The New Liturgical Movement has picked up on a rumour in an Italian weekly "Panorama" as follows:

BENEDICT CHANGES THE MASS - THE STUDY OF THE NEW LITURGY ASSIGNED TO THE CONGREGATION FOR WORSHIP

The rite of the Mass could change. According to some indiscretions, Benedict XVI has charged the Congregation for Divine Worship to study some modifications in the liturgy. In particular, the Pope is said to have the intention to restore Latin for the formula for the Eucharistic consecration within the Mass in the "vernacular language", i.e. the one celebrated in the different national languages. The same could happen to the formulae of Baptism, Confirmation, Confession and of the other sacraments. In addition, the exchange of peace among the faithful during the Mass, which today takes place prior to the distribution of the Eucharist, could be anticipated (as in the Ambrosian rite) to the offertory so as not to disturb the recollection that precedes Communion.

These would be changes which would be added to the changes in the liturgy and regarding sacred vestments which the Pope, together with his Master of Ceremonies, Monsignor Guido Marini, has made in recent months, to recover ancient traditions: the restoration of the crucifix at the center of the altar, the distribution of Communion to the faithful in the mouth while kneeling, the recovery of the pastoral staff of Pius IX (the ferula), the changing of the style of pallium (the strip of white wool with red crosses worn by the Pope), the restoration of the papal throne used in the Consistory and the celebration of Mass with the back to the assembly, as happened in January in the Sistine Chapel.


Remember folks; these are just rumours. However, I'm sure many of us are pleased to hear this, particularly with regard to the place of the peace during the celebration. It was moved to its current place during the liturgical revisions of Gregory the Great. If it were moved it might prevent the chaotic general free-for-all that seems to take place in most celebrations of the current Novus Ordo. One wonders how many times Fr. Z will type the words "Marshall Plan" should he post on the matter...

St. Thomas



Today is the feast of Saint Thomas the Apostle.

Poor Thomas always seems to get bad press as "Doubting Thomas". Saint John tells us that when the Resurrected Christ appeared to his disciples on the evening of Easter Day, Thomas was not present, leading to his disbelief when the others informed him of this wondrous event. A week later the Apostles were all gathered together in the house. Christ appeared amongst them. Thomas recognised Him and acknowledged Christ as "My Lord and my God!". Just as Peter proclaimed Jesus of Nazareth as Christ, so too St Thomas here proclaims clearly his and our acknowledgement of the Divinity of Christ; he is thus also called Thomas the Believer.

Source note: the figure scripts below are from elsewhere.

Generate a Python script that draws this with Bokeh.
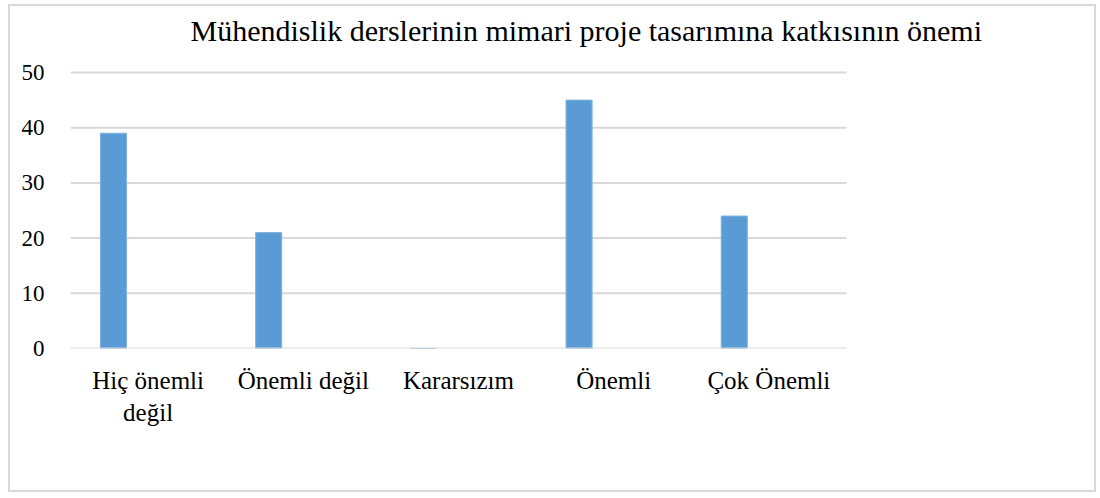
from bokeh.plotting import figure
from bokeh.models import Range1d, FixedTicker, Label
from bokeh.transform import dodge
from bokeh.embed import file_html
from bokeh.resources import INLINE

categories = ["Hiç önemli\ndeğil", "Önemli değil", "Kararsızım", "Önemli", "Çok Önemli"]
values = [39, 21, 0, 45, 24]
y_ticks = [0, 10, 20, 30, 40, 50]
title_text = "Mühendislik derslerinin mimari proje tasarımına  katkısının önemi"

FONT = "Liberation Serif"
GRID = "#d9d9d9"
BAR = "#5b9bd5"

n = len(categories)
xpos = list(range(1, n + 1))

# frame spans the whole canvas above the axis so the title label is not clipped;
# gridlines are drawn only over the category area
p = figure(x_range=Range1d(0.5, 0.5 + 6.624), y_range=Range1d(0, 61.96),
           width=1088, height=488, output_backend="svg", toolbar_location=None,
           min_border_left=60, min_border_right=0, min_border_top=0, min_border_bottom=146)
p.styles = {"border": "2px solid #d9d9d9", "margin-left": "8px", "margin-top": "4px"}
p.outline_line_color = None

grid_y = y_ticks[1:]
p.segment(x0=0.5, x1=n + 0.5, y0=grid_y, y1=grid_y, line_color=GRID, line_width=2)

p.vbar(x=dodge("x", -0.223), top="top", width=0.168,
       source=dict(x=xpos, top=values), fill_color=BAR, line_color="#7fb2e0", line_width=1)

# category axis line (zero line) drawn over the bar bases
p.segment(x0=0.5, x1=n + 0.5, y0=y_ticks[0], y1=y_ticks[0], line_color=GRID, line_width=2)

title = Label(x=0.5 + 0.773, y=57.6, text=title_text,
              text_font=FONT, text_font_size="30px", text_color="#000000",
              text_align="left", text_baseline="middle")
p.add_layout(title)

p.yaxis.ticker = FixedTicker(ticks=y_ticks)
p.yaxis.axis_line_color = None
p.yaxis.major_tick_line_color = None
p.yaxis.minor_tick_line_color = None
p.yaxis.major_label_text_font = FONT
p.yaxis.major_label_text_font_size = "23px"
p.yaxis.major_label_text_color = "#000000"
p.yaxis.major_label_standoff = 20

p.xaxis.ticker = FixedTicker(ticks=xpos)
p.xaxis.major_label_overrides = {x: c for x, c in zip(xpos, categories)}
p.xaxis.axis_line_color = None
p.xaxis.major_tick_line_color = None
p.xaxis.minor_tick_line_color = None
p.xaxis.major_label_text_font = FONT
p.xaxis.major_label_text_font_size = "25px"
p.xaxis.major_label_text_color = "#000000"
p.xaxis.major_label_standoff = 12

p.xgrid.grid_line_color = None
p.ygrid.grid_line_color = None

open("out.html", "w").write(file_html(p, INLINE))
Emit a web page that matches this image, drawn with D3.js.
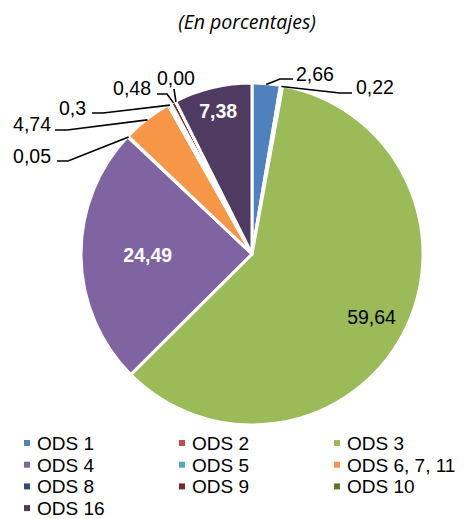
<!DOCTYPE html>
<html>
<head>
<meta charset="utf-8">
<script src="https://cdn.jsdelivr.net/npm/d3@7/dist/d3.min.js"></script>
<style>
  html, body { margin: 0; padding: 0; background: #fff; }
  svg { display: block; }
</style>
</head>
<body>
<svg id="chart" width="464" height="519"></svg>
<script>
// Shares by ODS goal, percentages
const categories = ["ODS 1", "ODS 2", "ODS 3", "ODS 4", "ODS 5", "ODS 6, 7, 11", "ODS 8", "ODS 9", "ODS 10", "ODS 16"];
const values = [2.66, 0.22, 59.64, 24.49, 0.05, 4.74, 0.3, 0.48, 0.00, 7.38];
const valueLabels = ["2,66", "0,22", "59,64", "24,49", "0,05", "4,74", "0,3", "0,48", "0,00", "7,38"];
const colors = ["#4F81BD", "#C0504D", "#9BBB59", "#8064A2", "#4BACC6", "#F79646", "#2C4D75", "#772C2A", "#5F7530", "#4F3B62"];
const title = "(En porcentajes)";

// Label placement: inside labels sit on the slice bisector at a fraction of the radius;
// outside labels have a text anchor plus a bent leader line back to the slice edge.
const insideLabels = {
  "ODS 3":  { k: 0.79, color: "#000", weight: "normal" },
  "ODS 4":  { k: 0.61, color: "#fff", weight: "bold" },
  "ODS 16": { k: 0.86, color: "#fff", weight: "bold" }
};
const outsideLabels = {
  "ODS 1":        { tx: 296, ty: 81,  anchor: "start", path: [[280, 79], [293, 79]] },
  "ODS 2":        { tx: 356, ty: 94,  anchor: "start", path: [[340, 93], [352, 93]] },
  "ODS 10":       { tx: 176, ty: 85,  anchor: "middle", path: [[174, 89]] },
  "ODS 9":        { tx: 151, ty: 95,  anchor: "end", path: [[167, 94], [157, 94]] },
  "ODS 8":        { tx: 86,  ty: 115, anchor: "end", path: [[103, 113], [92, 113]] },
  "ODS 6, 7, 11": { tx: 51,  ty: 131, anchor: "end", path: [[67, 130], [55, 130]] },
  "ODS 5":        { tx: 51,  ty: 163, anchor: "end", path: [[68, 161], [57, 161]] }
};

const svg = d3.select("#chart");
const cx = 252, cy = 254, r = 171;
const labelFont = "Liberation Sans, Arial, sans-serif";

svg.append("text")
  .attr("x", 247).attr("y", 29)
  .attr("text-anchor", "middle")
  .attr("font-family", "Open Sans, sans-serif")
  .attr("font-style", "italic")
  .attr("font-size", 19.5)
  .attr("fill", "#000")
  .text(title);

const data = categories.map((c, i) => ({ cat: c, value: values[i], label: valueLabels[i], color: colors[i] }));

const pie = d3.pie().sort(null).value(d => d.value);
const arcs = pie(data);
const arc = d3.arc().innerRadius(0).outerRadius(r);

const g = svg.append("g").attr("transform", `translate(${cx},${cy})`);

g.selectAll("path.slice")
  .data(arcs)
  .join("path")
  .attr("class", "slice")
  .attr("d", arc)
  .attr("fill", d => d.data.color)
  .attr("stroke", "#fff")
  .attr("stroke-width", 3)
  .attr("stroke-linejoin", "round");

const mid = d => (d.startAngle + d.endAngle) / 2;
const polar = (a, rad) => [cx + Math.sin(a) * rad, cy - Math.cos(a) * rad];

// Inside labels
arcs.filter(d => insideLabels[d.data.cat]).forEach(d => {
  const s = insideLabels[d.data.cat];
  const [x, y] = polar(mid(d), r * s.k);
  svg.append("text")
    .attr("x", x).attr("y", y)
    .attr("dy", "0.36em")
    .attr("text-anchor", "middle")
    .attr("font-family", labelFont)
    .attr("font-size", 19.5)
    .attr("font-weight", s.weight)
    .attr("fill", s.color)
    .text(d.data.label);
});

// Outside labels with leader lines
const line = d3.line();
arcs.filter(d => outsideLabels[d.data.cat]).forEach(d => {
  const s = outsideLabels[d.data.cat];
  const start = polar(mid(d), r - 1);
  svg.append("path")
    .attr("d", line([start, ...s.path]))
    .attr("fill", "none")
    .attr("stroke", "#000")
    .attr("stroke-width", 1.6);
  svg.append("text")
    .attr("x", s.tx).attr("y", s.ty)
    .attr("text-anchor", s.anchor)
    .attr("font-family", labelFont)
    .attr("font-size", 19.5)
    .attr("fill", "#000")
    .text(d.data.label);
});

// Legend: three columns, filled row by row
const legendCols = [27, 182, 337];
const legendRow0 = 443, legendRowStep = 21.7;
const legend = svg.append("g");
data.forEach((d, i) => {
  const col = i % 3, row = Math.floor(i / 3);
  const x = legendCols[col], y = legendRow0 + row * legendRowStep;
  legend.append("rect")
    .attr("x", x - 3).attr("y", y - 3)
    .attr("width", 6).attr("height", 6)
    .attr("fill", d.color);
  legend.append("text")
    .attr("x", x + 10).attr("y", y)
    .attr("dy", "0.36em")
    .attr("font-family", labelFont)
    .attr("font-size", 19)
    .attr("fill", "#000")
    .text(d.cat);
});
</script>
</body>
</html>
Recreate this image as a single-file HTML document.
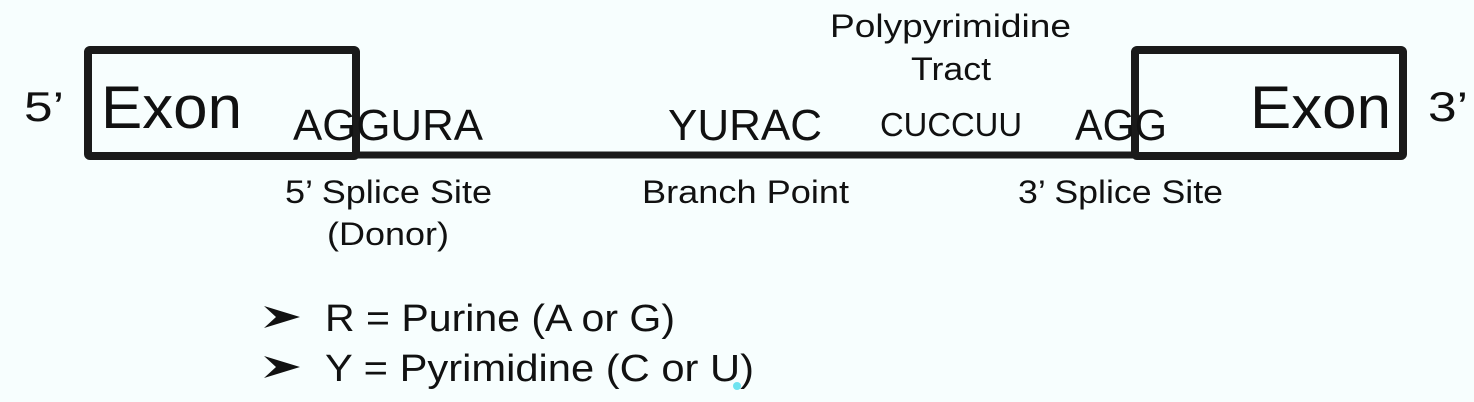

According to pious legend, it was St Thomas who witnessed the Assumption of the Blessed Virgin. The apocryphal "The Passing of Mary" explains that the other apostles were present at the Virgin's deathbed, the Dormition, but that Thomas was characteristically late! It was only when the Apostles took him to Mary's grave that it was found empty.

St John of Damascus mentions it thus:

"St. Juvenal, Bishop of Jerusalem, at the Council of Chalcedon (451), made known to the Emperor Marcian and Pulcheria, who wished to possess the body of the Mother of God, that Mary died in the presence of all the Apostles, but that her tomb, when opened, upon the request of St. Thomas, was found empty; wherefrom the Apostles concluded that the body was taken up to heaven. "

A more generally accepted fact is that he evangelised vast swathes of the Middle East and India. Some modern Christians in India who trace their roots to his mission are know as the "Thomas Christians".